• [Supplied information]
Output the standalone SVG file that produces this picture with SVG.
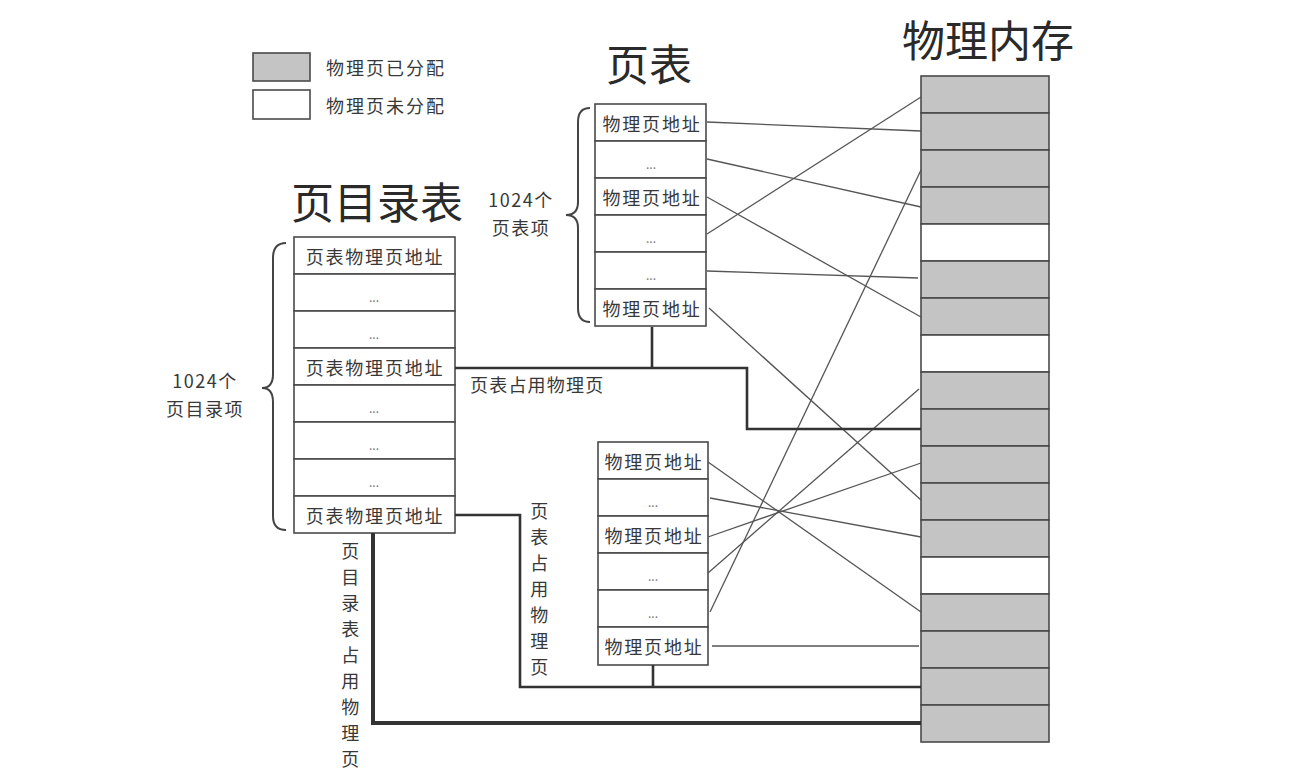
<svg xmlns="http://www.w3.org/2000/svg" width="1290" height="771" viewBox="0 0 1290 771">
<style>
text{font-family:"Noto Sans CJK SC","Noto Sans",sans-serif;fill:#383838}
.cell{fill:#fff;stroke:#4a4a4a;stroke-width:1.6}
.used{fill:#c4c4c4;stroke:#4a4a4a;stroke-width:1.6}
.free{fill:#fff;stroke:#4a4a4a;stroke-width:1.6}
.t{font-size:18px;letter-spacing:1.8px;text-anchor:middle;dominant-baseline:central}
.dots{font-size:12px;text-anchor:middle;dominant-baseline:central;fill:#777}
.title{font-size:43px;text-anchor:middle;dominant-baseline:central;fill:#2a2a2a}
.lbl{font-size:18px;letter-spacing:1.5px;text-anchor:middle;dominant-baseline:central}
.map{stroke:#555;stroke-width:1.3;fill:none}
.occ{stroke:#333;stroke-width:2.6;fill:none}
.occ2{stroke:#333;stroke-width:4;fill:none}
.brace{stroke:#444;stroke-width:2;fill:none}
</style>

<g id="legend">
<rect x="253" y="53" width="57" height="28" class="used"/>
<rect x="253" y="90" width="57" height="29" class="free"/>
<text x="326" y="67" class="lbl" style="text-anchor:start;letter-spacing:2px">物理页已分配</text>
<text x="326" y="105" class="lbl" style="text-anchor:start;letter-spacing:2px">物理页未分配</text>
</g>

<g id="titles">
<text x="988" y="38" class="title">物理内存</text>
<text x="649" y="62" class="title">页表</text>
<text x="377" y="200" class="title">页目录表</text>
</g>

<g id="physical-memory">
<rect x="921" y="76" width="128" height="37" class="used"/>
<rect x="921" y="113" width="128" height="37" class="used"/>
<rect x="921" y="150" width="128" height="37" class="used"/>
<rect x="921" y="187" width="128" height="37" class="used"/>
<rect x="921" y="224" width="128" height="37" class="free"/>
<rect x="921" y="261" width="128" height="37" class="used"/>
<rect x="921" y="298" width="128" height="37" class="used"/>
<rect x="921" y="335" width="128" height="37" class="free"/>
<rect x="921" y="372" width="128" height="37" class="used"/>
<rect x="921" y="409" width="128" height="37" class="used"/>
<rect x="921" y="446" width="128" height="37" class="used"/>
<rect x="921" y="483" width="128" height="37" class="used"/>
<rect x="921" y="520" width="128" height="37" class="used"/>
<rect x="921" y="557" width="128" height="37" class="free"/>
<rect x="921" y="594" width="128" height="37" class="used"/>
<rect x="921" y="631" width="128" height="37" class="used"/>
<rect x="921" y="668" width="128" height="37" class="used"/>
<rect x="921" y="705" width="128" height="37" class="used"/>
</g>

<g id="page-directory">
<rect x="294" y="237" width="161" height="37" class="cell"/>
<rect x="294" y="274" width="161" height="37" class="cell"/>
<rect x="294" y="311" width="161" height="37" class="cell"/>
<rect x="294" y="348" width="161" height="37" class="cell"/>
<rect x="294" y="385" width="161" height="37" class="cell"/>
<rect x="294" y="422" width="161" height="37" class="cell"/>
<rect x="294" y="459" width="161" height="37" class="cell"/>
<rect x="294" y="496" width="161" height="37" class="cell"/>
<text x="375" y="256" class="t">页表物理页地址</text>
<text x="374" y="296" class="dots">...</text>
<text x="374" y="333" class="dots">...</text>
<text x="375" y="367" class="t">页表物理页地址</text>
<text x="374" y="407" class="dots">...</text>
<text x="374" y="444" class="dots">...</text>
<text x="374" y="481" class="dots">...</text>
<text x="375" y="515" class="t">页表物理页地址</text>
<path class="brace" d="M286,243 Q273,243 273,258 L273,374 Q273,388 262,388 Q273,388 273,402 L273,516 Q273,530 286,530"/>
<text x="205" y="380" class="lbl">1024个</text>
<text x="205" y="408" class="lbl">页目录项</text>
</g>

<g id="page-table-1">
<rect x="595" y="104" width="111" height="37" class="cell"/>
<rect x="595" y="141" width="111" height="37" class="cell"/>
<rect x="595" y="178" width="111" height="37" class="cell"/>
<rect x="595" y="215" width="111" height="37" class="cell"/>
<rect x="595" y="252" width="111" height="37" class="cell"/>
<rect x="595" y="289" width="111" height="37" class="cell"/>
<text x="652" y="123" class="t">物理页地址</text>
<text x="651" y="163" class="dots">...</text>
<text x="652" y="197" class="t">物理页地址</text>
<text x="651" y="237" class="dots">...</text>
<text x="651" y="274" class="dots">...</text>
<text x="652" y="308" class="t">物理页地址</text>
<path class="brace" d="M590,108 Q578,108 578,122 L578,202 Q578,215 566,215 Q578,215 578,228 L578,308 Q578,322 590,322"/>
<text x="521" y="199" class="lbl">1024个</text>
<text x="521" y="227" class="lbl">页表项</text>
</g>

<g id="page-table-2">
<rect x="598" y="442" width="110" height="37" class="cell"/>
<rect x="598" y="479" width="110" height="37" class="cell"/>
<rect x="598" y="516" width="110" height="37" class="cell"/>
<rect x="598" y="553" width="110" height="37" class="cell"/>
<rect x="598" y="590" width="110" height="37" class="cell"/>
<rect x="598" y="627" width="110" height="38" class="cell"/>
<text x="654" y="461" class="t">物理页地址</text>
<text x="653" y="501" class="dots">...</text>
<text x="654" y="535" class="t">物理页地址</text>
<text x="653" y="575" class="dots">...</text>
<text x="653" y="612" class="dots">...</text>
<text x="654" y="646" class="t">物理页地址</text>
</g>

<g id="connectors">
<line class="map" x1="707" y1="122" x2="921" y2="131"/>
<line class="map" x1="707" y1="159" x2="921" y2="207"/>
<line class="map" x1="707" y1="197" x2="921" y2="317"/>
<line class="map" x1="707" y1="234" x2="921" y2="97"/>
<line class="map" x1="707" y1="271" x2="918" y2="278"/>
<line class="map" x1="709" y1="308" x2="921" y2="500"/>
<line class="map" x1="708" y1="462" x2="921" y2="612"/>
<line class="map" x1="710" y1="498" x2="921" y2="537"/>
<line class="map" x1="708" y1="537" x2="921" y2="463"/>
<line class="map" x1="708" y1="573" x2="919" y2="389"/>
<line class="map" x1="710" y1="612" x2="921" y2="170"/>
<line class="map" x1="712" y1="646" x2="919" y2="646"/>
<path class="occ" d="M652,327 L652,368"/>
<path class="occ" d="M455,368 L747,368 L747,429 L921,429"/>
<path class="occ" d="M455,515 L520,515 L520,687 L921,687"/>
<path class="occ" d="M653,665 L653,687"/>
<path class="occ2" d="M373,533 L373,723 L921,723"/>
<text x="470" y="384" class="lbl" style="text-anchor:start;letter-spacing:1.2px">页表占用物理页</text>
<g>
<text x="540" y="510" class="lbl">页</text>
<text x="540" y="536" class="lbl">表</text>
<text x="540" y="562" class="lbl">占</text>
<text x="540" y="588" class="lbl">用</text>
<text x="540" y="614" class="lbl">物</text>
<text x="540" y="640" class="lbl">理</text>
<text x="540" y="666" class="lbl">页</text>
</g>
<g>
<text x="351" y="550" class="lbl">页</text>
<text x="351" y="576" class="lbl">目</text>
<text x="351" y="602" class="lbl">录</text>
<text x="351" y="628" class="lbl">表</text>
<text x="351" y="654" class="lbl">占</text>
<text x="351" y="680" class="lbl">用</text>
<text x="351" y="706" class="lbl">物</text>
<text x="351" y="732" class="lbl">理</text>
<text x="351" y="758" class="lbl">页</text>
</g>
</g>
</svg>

• [What is asked] Copy the whole of the material above exactly, but not its images.

• [Response below]
Output the standalone SVG file that produces this picture with SVG.
<svg xmlns="http://www.w3.org/2000/svg" width="1290" height="771" viewBox="0 0 1290 771">
<style>
text{font-family:"Noto Sans CJK SC","Noto Sans",sans-serif;fill:#383838}
.cell{fill:#fff;stroke:#4a4a4a;stroke-width:1.6}
.used{fill:#c4c4c4;stroke:#4a4a4a;stroke-width:1.6}
.free{fill:#fff;stroke:#4a4a4a;stroke-width:1.6}
.t{font-size:18px;letter-spacing:1.8px;text-anchor:middle;dominant-baseline:central}
.dots{font-size:12px;text-anchor:middle;dominant-baseline:central;fill:#777}
.title{font-size:43px;text-anchor:middle;dominant-baseline:central;fill:#2a2a2a}
.lbl{font-size:18px;letter-spacing:1.5px;text-anchor:middle;dominant-baseline:central}
.map{stroke:#555;stroke-width:1.3;fill:none}
.occ{stroke:#333;stroke-width:2.6;fill:none}
.occ2{stroke:#333;stroke-width:4;fill:none}
.brace{stroke:#444;stroke-width:2;fill:none}
</style>

<g id="legend">
<rect x="253" y="53" width="57" height="28" class="used"/>
<rect x="253" y="90" width="57" height="29" class="free"/>
<text x="326" y="67" class="lbl" style="text-anchor:start;letter-spacing:2px">物理页已分配</text>
<text x="326" y="105" class="lbl" style="text-anchor:start;letter-spacing:2px">物理页未分配</text>
</g>

<g id="titles">
<text x="988" y="38" class="title">物理内存</text>
<text x="649" y="62" class="title">页表</text>
<text x="377" y="200" class="title">页目录表</text>
</g>

<g id="physical-memory">
<rect x="921" y="76" width="128" height="37" class="used"/>
<rect x="921" y="113" width="128" height="37" class="used"/>
<rect x="921" y="150" width="128" height="37" class="used"/>
<rect x="921" y="187" width="128" height="37" class="used"/>
<rect x="921" y="224" width="128" height="37" class="free"/>
<rect x="921" y="261" width="128" height="37" class="used"/>
<rect x="921" y="298" width="128" height="37" class="used"/>
<rect x="921" y="335" width="128" height="37" class="free"/>
<rect x="921" y="372" width="128" height="37" class="used"/>
<rect x="921" y="409" width="128" height="37" class="used"/>
<rect x="921" y="446" width="128" height="37" class="used"/>
<rect x="921" y="483" width="128" height="37" class="used"/>
<rect x="921" y="520" width="128" height="37" class="used"/>
<rect x="921" y="557" width="128" height="37" class="free"/>
<rect x="921" y="594" width="128" height="37" class="used"/>
<rect x="921" y="631" width="128" height="37" class="used"/>
<rect x="921" y="668" width="128" height="37" class="used"/>
<rect x="921" y="705" width="128" height="37" class="used"/>
</g>

<g id="page-directory">
<rect x="294" y="237" width="161" height="37" class="cell"/>
<rect x="294" y="274" width="161" height="37" class="cell"/>
<rect x="294" y="311" width="161" height="37" class="cell"/>
<rect x="294" y="348" width="161" height="37" class="cell"/>
<rect x="294" y="385" width="161" height="37" class="cell"/>
<rect x="294" y="422" width="161" height="37" class="cell"/>
<rect x="294" y="459" width="161" height="37" class="cell"/>
<rect x="294" y="496" width="161" height="37" class="cell"/>
<text x="375" y="256" class="t">页表物理页地址</text>
<text x="374" y="296" class="dots">...</text>
<text x="374" y="333" class="dots">...</text>
<text x="375" y="367" class="t">页表物理页地址</text>
<text x="374" y="407" class="dots">...</text>
<text x="374" y="444" class="dots">...</text>
<text x="374" y="481" class="dots">...</text>
<text x="375" y="515" class="t">页表物理页地址</text>
<path class="brace" d="M286,243 Q273,243 273,258 L273,374 Q273,388 262,388 Q273,388 273,402 L273,516 Q273,530 286,530"/>
<text x="205" y="380" class="lbl">1024个</text>
<text x="205" y="408" class="lbl">页目录项</text>
</g>

<g id="page-table-1">
<rect x="595" y="104" width="111" height="37" class="cell"/>
<rect x="595" y="141" width="111" height="37" class="cell"/>
<rect x="595" y="178" width="111" height="37" class="cell"/>
<rect x="595" y="215" width="111" height="37" class="cell"/>
<rect x="595" y="252" width="111" height="37" class="cell"/>
<rect x="595" y="289" width="111" height="37" class="cell"/>
<text x="652" y="123" class="t">物理页地址</text>
<text x="651" y="163" class="dots">...</text>
<text x="652" y="197" class="t">物理页地址</text>
<text x="651" y="237" class="dots">...</text>
<text x="651" y="274" class="dots">...</text>
<text x="652" y="308" class="t">物理页地址</text>
<path class="brace" d="M590,108 Q578,108 578,122 L578,202 Q578,215 566,215 Q578,215 578,228 L578,308 Q578,322 590,322"/>
<text x="521" y="199" class="lbl">1024个</text>
<text x="521" y="227" class="lbl">页表项</text>
</g>

<g id="page-table-2">
<rect x="598" y="442" width="110" height="37" class="cell"/>
<rect x="598" y="479" width="110" height="37" class="cell"/>
<rect x="598" y="516" width="110" height="37" class="cell"/>
<rect x="598" y="553" width="110" height="37" class="cell"/>
<rect x="598" y="590" width="110" height="37" class="cell"/>
<rect x="598" y="627" width="110" height="38" class="cell"/>
<text x="654" y="461" class="t">物理页地址</text>
<text x="653" y="501" class="dots">...</text>
<text x="654" y="535" class="t">物理页地址</text>
<text x="653" y="575" class="dots">...</text>
<text x="653" y="612" class="dots">...</text>
<text x="654" y="646" class="t">物理页地址</text>
</g>

<g id="connectors">
<line class="map" x1="707" y1="122" x2="921" y2="131"/>
<line class="map" x1="707" y1="159" x2="921" y2="207"/>
<line class="map" x1="707" y1="197" x2="921" y2="317"/>
<line class="map" x1="707" y1="234" x2="921" y2="97"/>
<line class="map" x1="707" y1="271" x2="918" y2="278"/>
<line class="map" x1="709" y1="308" x2="921" y2="500"/>
<line class="map" x1="708" y1="462" x2="921" y2="612"/>
<line class="map" x1="710" y1="498" x2="921" y2="537"/>
<line class="map" x1="708" y1="537" x2="921" y2="463"/>
<line class="map" x1="708" y1="573" x2="919" y2="389"/>
<line class="map" x1="710" y1="612" x2="921" y2="170"/>
<line class="map" x1="712" y1="646" x2="919" y2="646"/>
<path class="occ" d="M652,327 L652,368"/>
<path class="occ" d="M455,368 L747,368 L747,429 L921,429"/>
<path class="occ" d="M455,515 L520,515 L520,687 L921,687"/>
<path class="occ" d="M653,665 L653,687"/>
<path class="occ2" d="M373,533 L373,723 L921,723"/>
<text x="470" y="384" class="lbl" style="text-anchor:start;letter-spacing:1.2px">页表占用物理页</text>
<g>
<text x="540" y="510" class="lbl">页</text>
<text x="540" y="536" class="lbl">表</text>
<text x="540" y="562" class="lbl">占</text>
<text x="540" y="588" class="lbl">用</text>
<text x="540" y="614" class="lbl">物</text>
<text x="540" y="640" class="lbl">理</text>
<text x="540" y="666" class="lbl">页</text>
</g>
<g>
<text x="351" y="550" class="lbl">页</text>
<text x="351" y="576" class="lbl">目</text>
<text x="351" y="602" class="lbl">录</text>
<text x="351" y="628" class="lbl">表</text>
<text x="351" y="654" class="lbl">占</text>
<text x="351" y="680" class="lbl">用</text>
<text x="351" y="706" class="lbl">物</text>
<text x="351" y="732" class="lbl">理</text>
<text x="351" y="758" class="lbl">页</text>
</g>
</g>
</svg>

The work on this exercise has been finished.